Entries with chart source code
________________________________________
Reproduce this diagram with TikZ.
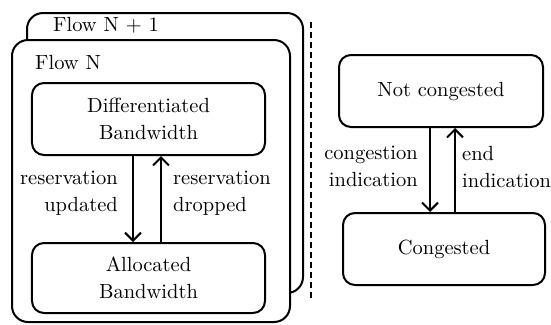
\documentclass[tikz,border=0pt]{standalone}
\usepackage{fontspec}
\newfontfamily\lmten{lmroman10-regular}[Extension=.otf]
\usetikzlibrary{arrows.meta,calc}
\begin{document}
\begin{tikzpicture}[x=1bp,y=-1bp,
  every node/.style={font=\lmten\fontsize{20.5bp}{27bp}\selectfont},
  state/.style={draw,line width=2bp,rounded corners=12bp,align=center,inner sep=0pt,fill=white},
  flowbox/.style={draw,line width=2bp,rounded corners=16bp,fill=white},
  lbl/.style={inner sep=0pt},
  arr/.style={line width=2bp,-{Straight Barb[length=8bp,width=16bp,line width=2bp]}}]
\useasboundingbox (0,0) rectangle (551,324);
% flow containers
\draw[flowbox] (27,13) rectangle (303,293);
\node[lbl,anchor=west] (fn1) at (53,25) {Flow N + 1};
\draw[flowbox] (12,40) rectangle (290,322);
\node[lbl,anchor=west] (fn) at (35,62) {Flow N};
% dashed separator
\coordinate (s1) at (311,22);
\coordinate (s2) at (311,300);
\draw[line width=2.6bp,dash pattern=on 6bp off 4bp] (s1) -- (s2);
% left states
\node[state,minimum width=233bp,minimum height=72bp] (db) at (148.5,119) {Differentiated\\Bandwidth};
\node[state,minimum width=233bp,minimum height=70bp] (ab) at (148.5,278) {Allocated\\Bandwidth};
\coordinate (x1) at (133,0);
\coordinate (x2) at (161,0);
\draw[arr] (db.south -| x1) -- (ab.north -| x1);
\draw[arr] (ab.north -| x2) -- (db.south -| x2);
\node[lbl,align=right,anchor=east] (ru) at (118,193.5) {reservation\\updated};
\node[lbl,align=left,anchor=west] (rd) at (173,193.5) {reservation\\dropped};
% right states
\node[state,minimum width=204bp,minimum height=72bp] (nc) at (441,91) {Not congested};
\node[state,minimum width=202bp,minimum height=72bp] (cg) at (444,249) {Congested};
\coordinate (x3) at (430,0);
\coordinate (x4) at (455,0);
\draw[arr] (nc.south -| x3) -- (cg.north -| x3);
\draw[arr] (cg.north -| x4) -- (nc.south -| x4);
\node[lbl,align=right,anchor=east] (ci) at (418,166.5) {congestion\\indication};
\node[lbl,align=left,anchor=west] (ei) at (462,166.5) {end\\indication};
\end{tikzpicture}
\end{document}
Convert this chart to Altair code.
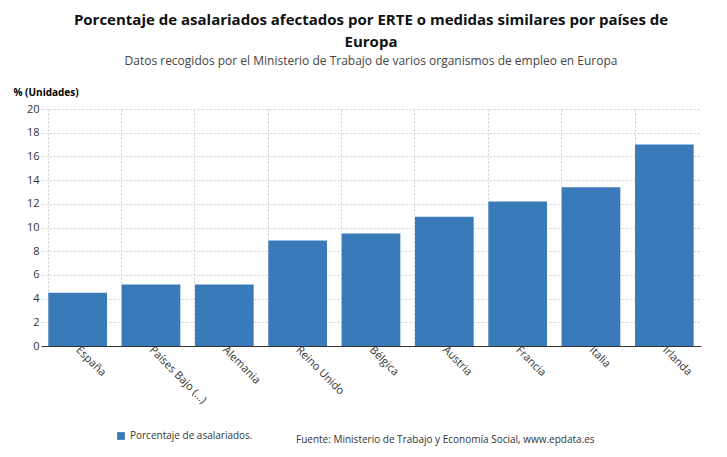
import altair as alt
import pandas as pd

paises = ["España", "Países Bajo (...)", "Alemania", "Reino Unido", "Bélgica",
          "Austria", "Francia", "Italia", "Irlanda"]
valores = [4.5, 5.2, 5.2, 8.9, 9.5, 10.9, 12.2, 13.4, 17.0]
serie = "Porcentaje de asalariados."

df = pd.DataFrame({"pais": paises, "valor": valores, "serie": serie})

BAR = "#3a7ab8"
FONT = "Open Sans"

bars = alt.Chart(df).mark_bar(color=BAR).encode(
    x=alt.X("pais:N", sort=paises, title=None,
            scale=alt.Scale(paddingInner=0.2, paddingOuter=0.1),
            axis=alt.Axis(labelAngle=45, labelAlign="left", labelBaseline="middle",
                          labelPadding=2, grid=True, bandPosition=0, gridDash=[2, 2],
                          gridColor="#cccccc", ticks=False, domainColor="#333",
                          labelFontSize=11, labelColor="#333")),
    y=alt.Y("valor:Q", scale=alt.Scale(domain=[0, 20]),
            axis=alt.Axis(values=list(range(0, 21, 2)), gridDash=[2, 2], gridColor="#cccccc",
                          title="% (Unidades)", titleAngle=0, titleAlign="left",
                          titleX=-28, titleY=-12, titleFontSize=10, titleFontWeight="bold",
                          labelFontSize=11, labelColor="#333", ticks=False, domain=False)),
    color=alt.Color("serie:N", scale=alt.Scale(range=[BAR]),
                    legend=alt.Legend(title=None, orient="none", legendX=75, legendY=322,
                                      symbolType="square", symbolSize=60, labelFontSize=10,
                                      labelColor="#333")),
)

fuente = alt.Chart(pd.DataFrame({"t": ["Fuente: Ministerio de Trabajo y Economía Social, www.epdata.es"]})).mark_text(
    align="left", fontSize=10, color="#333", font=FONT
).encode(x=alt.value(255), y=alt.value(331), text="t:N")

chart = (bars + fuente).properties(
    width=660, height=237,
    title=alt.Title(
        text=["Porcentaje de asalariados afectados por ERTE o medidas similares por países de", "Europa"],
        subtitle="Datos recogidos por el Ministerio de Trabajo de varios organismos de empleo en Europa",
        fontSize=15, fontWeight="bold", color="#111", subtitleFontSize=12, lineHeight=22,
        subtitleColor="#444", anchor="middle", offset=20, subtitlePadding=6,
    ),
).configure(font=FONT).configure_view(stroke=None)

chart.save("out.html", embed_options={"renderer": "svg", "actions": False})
________________________________________
TASK GOAL
Do not copy the pictures, but repeat every line exactly.

EXERCISE RESULT
Reproduce this diagram with TikZ.
\documentclass[tikz,border=0pt]{standalone}
\usepackage{fontspec}
\newfontfamily\lmten{lmroman10-regular}[Extension=.otf]
\usetikzlibrary{arrows.meta,calc}
\begin{document}
\begin{tikzpicture}[x=1bp,y=-1bp,
  every node/.style={font=\lmten\fontsize{20.5bp}{27bp}\selectfont},
  state/.style={draw,line width=2bp,rounded corners=12bp,align=center,inner sep=0pt,fill=white},
  flowbox/.style={draw,line width=2bp,rounded corners=16bp,fill=white},
  lbl/.style={inner sep=0pt},
  arr/.style={line width=2bp,-{Straight Barb[length=8bp,width=16bp,line width=2bp]}}]
\useasboundingbox (0,0) rectangle (551,324);
% flow containers
\draw[flowbox] (27,13) rectangle (303,293);
\node[lbl,anchor=west] (fn1) at (53,25) {Flow N + 1};
\draw[flowbox] (12,40) rectangle (290,322);
\node[lbl,anchor=west] (fn) at (35,62) {Flow N};
% dashed separator
\coordinate (s1) at (311,22);
\coordinate (s2) at (311,300);
\draw[line width=2.6bp,dash pattern=on 6bp off 4bp] (s1) -- (s2);
% left states
\node[state,minimum width=233bp,minimum height=72bp] (db) at (148.5,119) {Differentiated\\Bandwidth};
\node[state,minimum width=233bp,minimum height=70bp] (ab) at (148.5,278) {Allocated\\Bandwidth};
\coordinate (x1) at (133,0);
\coordinate (x2) at (161,0);
\draw[arr] (db.south -| x1) -- (ab.north -| x1);
\draw[arr] (ab.north -| x2) -- (db.south -| x2);
\node[lbl,align=right,anchor=east] (ru) at (118,193.5) {reservation\\updated};
\node[lbl,align=left,anchor=west] (rd) at (173,193.5) {reservation\\dropped};
% right states
\node[state,minimum width=204bp,minimum height=72bp] (nc) at (441,91) {Not congested};
\node[state,minimum width=202bp,minimum height=72bp] (cg) at (444,249) {Congested};
\coordinate (x3) at (430,0);
\coordinate (x4) at (455,0);
\draw[arr] (nc.south -| x3) -- (cg.north -| x3);
\draw[arr] (cg.north -| x4) -- (nc.south -| x4);
\node[lbl,align=right,anchor=east] (ci) at (418,166.5) {congestion\\indication};
\node[lbl,align=left,anchor=west] (ei) at (462,166.5) {end\\indication};
\end{tikzpicture}
\end{document}
Convert this chart to Altair code.
import altair as alt
import pandas as pd

paises = ["España", "Países Bajo (...)", "Alemania", "Reino Unido", "Bélgica",
          "Austria", "Francia", "Italia", "Irlanda"]
valores = [4.5, 5.2, 5.2, 8.9, 9.5, 10.9, 12.2, 13.4, 17.0]
serie = "Porcentaje de asalariados."

df = pd.DataFrame({"pais": paises, "valor": valores, "serie": serie})

BAR = "#3a7ab8"
FONT = "Open Sans"

bars = alt.Chart(df).mark_bar(color=BAR).encode(
    x=alt.X("pais:N", sort=paises, title=None,
            scale=alt.Scale(paddingInner=0.2, paddingOuter=0.1),
            axis=alt.Axis(labelAngle=45, labelAlign="left", labelBaseline="middle",
                          labelPadding=2, grid=True, bandPosition=0, gridDash=[2, 2],
                          gridColor="#cccccc", ticks=False, domainColor="#333",
                          labelFontSize=11, labelColor="#333")),
    y=alt.Y("valor:Q", scale=alt.Scale(domain=[0, 20]),
            axis=alt.Axis(values=list(range(0, 21, 2)), gridDash=[2, 2], gridColor="#cccccc",
                          title="% (Unidades)", titleAngle=0, titleAlign="left",
                          titleX=-28, titleY=-12, titleFontSize=10, titleFontWeight="bold",
                          labelFontSize=11, labelColor="#333", ticks=False, domain=False)),
    color=alt.Color("serie:N", scale=alt.Scale(range=[BAR]),
                    legend=alt.Legend(title=None, orient="none", legendX=75, legendY=322,
                                      symbolType="square", symbolSize=60, labelFontSize=10,
                                      labelColor="#333")),
)

fuente = alt.Chart(pd.DataFrame({"t": ["Fuente: Ministerio de Trabajo y Economía Social, www.epdata.es"]})).mark_text(
    align="left", fontSize=10, color="#333", font=FONT
).encode(x=alt.value(255), y=alt.value(331), text="t:N")

chart = (bars + fuente).properties(
    width=660, height=237,
    title=alt.Title(
        text=["Porcentaje de asalariados afectados por ERTE o medidas similares por países de", "Europa"],
        subtitle="Datos recogidos por el Ministerio de Trabajo de varios organismos de empleo en Europa",
        fontSize=15, fontWeight="bold", color="#111", subtitleFontSize=12, lineHeight=22,
        subtitleColor="#444", anchor="middle", offset=20, subtitlePadding=6,
    ),
).configure(font=FONT).configure_view(stroke=None)

chart.save("out.html", embed_options={"renderer": "svg", "actions": False})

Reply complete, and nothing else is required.